* PROMPT
Retype the whole listing, please, keeping every line exact and dropping the pictures.

+===+

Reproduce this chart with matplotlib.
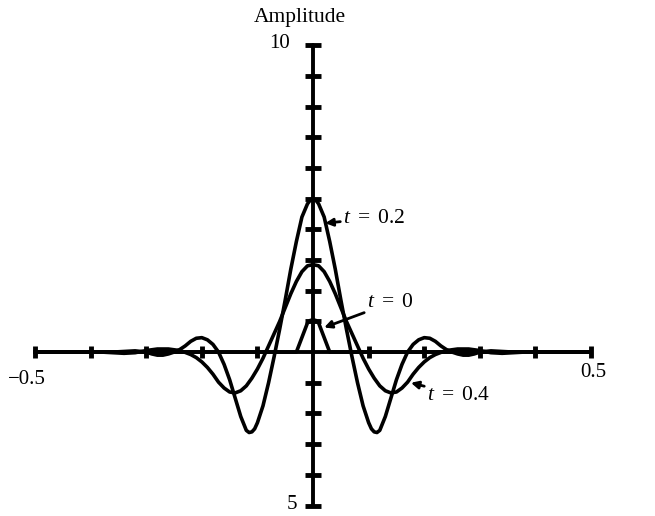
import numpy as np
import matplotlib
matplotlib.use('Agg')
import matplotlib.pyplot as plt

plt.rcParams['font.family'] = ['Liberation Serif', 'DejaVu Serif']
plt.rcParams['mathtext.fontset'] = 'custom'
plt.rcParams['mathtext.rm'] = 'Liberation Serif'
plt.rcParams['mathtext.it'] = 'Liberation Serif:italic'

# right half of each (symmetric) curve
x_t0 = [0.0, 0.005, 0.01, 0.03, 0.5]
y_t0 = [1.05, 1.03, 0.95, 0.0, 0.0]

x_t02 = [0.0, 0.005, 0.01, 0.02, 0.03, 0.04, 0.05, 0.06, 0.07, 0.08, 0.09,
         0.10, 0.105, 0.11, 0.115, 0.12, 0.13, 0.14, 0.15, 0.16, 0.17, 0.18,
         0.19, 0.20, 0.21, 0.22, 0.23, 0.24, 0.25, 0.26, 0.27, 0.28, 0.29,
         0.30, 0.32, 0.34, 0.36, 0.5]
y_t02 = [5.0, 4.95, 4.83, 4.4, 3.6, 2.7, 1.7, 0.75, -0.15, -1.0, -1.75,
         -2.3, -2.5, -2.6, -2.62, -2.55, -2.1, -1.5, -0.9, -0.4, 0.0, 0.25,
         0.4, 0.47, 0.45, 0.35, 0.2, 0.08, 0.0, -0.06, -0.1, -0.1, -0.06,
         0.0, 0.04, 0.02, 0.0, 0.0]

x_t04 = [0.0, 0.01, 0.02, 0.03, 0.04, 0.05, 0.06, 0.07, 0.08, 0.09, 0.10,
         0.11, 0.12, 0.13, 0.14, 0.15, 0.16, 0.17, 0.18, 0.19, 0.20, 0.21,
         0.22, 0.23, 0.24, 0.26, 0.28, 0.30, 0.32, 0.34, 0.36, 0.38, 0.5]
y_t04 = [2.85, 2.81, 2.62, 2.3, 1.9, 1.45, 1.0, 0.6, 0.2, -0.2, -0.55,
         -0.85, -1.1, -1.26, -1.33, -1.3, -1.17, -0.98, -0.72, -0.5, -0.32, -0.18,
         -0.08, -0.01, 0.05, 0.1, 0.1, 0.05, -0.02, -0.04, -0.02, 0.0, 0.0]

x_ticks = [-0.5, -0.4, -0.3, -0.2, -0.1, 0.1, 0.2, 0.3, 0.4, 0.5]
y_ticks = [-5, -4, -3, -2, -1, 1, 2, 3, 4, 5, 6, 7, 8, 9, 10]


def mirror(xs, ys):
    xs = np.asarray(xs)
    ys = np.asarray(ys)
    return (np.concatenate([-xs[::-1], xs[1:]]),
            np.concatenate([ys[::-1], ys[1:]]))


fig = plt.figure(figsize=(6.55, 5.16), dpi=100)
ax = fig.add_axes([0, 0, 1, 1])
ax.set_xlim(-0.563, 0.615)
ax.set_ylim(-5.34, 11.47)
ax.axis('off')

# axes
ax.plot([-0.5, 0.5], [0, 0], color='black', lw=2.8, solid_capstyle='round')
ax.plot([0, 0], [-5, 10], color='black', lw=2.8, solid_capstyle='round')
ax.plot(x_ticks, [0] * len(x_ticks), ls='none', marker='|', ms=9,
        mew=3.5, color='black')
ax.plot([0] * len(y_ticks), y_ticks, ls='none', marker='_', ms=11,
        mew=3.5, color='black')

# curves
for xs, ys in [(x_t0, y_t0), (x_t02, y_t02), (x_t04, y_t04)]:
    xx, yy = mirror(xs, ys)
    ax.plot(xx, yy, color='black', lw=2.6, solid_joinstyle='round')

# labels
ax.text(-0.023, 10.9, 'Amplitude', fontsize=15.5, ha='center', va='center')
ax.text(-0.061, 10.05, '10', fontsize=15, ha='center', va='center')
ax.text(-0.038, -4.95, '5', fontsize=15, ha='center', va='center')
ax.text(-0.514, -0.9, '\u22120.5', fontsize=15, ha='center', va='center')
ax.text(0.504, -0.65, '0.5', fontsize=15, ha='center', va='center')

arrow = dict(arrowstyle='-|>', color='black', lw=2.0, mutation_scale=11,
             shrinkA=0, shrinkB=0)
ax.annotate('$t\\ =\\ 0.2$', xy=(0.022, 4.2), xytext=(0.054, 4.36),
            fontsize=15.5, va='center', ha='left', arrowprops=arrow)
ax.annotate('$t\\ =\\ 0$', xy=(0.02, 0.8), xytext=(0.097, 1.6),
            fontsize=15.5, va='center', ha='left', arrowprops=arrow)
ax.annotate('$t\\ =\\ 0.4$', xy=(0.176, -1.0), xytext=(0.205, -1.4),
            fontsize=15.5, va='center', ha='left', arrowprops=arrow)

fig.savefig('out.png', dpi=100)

+===+

* EXERCISE SOLUTION
Reproduce this chart with matplotlib.
import numpy as np
import matplotlib
matplotlib.use('Agg')
import matplotlib.pyplot as plt

plt.rcParams['font.family'] = ['Liberation Serif', 'DejaVu Serif']
plt.rcParams['mathtext.fontset'] = 'custom'
plt.rcParams['mathtext.rm'] = 'Liberation Serif'
plt.rcParams['mathtext.it'] = 'Liberation Serif:italic'

# right half of each (symmetric) curve
x_t0 = [0.0, 0.005, 0.01, 0.03, 0.5]
y_t0 = [1.05, 1.03, 0.95, 0.0, 0.0]

x_t02 = [0.0, 0.005, 0.01, 0.02, 0.03, 0.04, 0.05, 0.06, 0.07, 0.08, 0.09,
         0.10, 0.105, 0.11, 0.115, 0.12, 0.13, 0.14, 0.15, 0.16, 0.17, 0.18,
         0.19, 0.20, 0.21, 0.22, 0.23, 0.24, 0.25, 0.26, 0.27, 0.28, 0.29,
         0.30, 0.32, 0.34, 0.36, 0.5]
y_t02 = [5.0, 4.95, 4.83, 4.4, 3.6, 2.7, 1.7, 0.75, -0.15, -1.0, -1.75,
         -2.3, -2.5, -2.6, -2.62, -2.55, -2.1, -1.5, -0.9, -0.4, 0.0, 0.25,
         0.4, 0.47, 0.45, 0.35, 0.2, 0.08, 0.0, -0.06, -0.1, -0.1, -0.06,
         0.0, 0.04, 0.02, 0.0, 0.0]

x_t04 = [0.0, 0.01, 0.02, 0.03, 0.04, 0.05, 0.06, 0.07, 0.08, 0.09, 0.10,
         0.11, 0.12, 0.13, 0.14, 0.15, 0.16, 0.17, 0.18, 0.19, 0.20, 0.21,
         0.22, 0.23, 0.24, 0.26, 0.28, 0.30, 0.32, 0.34, 0.36, 0.38, 0.5]
y_t04 = [2.85, 2.81, 2.62, 2.3, 1.9, 1.45, 1.0, 0.6, 0.2, -0.2, -0.55,
         -0.85, -1.1, -1.26, -1.33, -1.3, -1.17, -0.98, -0.72, -0.5, -0.32, -0.18,
         -0.08, -0.01, 0.05, 0.1, 0.1, 0.05, -0.02, -0.04, -0.02, 0.0, 0.0]

x_ticks = [-0.5, -0.4, -0.3, -0.2, -0.1, 0.1, 0.2, 0.3, 0.4, 0.5]
y_ticks = [-5, -4, -3, -2, -1, 1, 2, 3, 4, 5, 6, 7, 8, 9, 10]


def mirror(xs, ys):
    xs = np.asarray(xs)
    ys = np.asarray(ys)
    return (np.concatenate([-xs[::-1], xs[1:]]),
            np.concatenate([ys[::-1], ys[1:]]))


fig = plt.figure(figsize=(6.55, 5.16), dpi=100)
ax = fig.add_axes([0, 0, 1, 1])
ax.set_xlim(-0.563, 0.615)
ax.set_ylim(-5.34, 11.47)
ax.axis('off')

# axes
ax.plot([-0.5, 0.5], [0, 0], color='black', lw=2.8, solid_capstyle='round')
ax.plot([0, 0], [-5, 10], color='black', lw=2.8, solid_capstyle='round')
ax.plot(x_ticks, [0] * len(x_ticks), ls='none', marker='|', ms=9,
        mew=3.5, color='black')
ax.plot([0] * len(y_ticks), y_ticks, ls='none', marker='_', ms=11,
        mew=3.5, color='black')

# curves
for xs, ys in [(x_t0, y_t0), (x_t02, y_t02), (x_t04, y_t04)]:
    xx, yy = mirror(xs, ys)
    ax.plot(xx, yy, color='black', lw=2.6, solid_joinstyle='round')

# labels
ax.text(-0.023, 10.9, 'Amplitude', fontsize=15.5, ha='center', va='center')
ax.text(-0.061, 10.05, '10', fontsize=15, ha='center', va='center')
ax.text(-0.038, -4.95, '5', fontsize=15, ha='center', va='center')
ax.text(-0.514, -0.9, '\u22120.5', fontsize=15, ha='center', va='center')
ax.text(0.504, -0.65, '0.5', fontsize=15, ha='center', va='center')

arrow = dict(arrowstyle='-|>', color='black', lw=2.0, mutation_scale=11,
             shrinkA=0, shrinkB=0)
ax.annotate('$t\\ =\\ 0.2$', xy=(0.022, 4.2), xytext=(0.054, 4.36),
            fontsize=15.5, va='center', ha='left', arrowprops=arrow)
ax.annotate('$t\\ =\\ 0$', xy=(0.02, 0.8), xytext=(0.097, 1.6),
            fontsize=15.5, va='center', ha='left', arrowprops=arrow)
ax.annotate('$t\\ =\\ 0.4$', xy=(0.176, -1.0), xytext=(0.205, -1.4),
            fontsize=15.5, va='center', ha='left', arrowprops=arrow)

fig.savefig('out.png', dpi=100)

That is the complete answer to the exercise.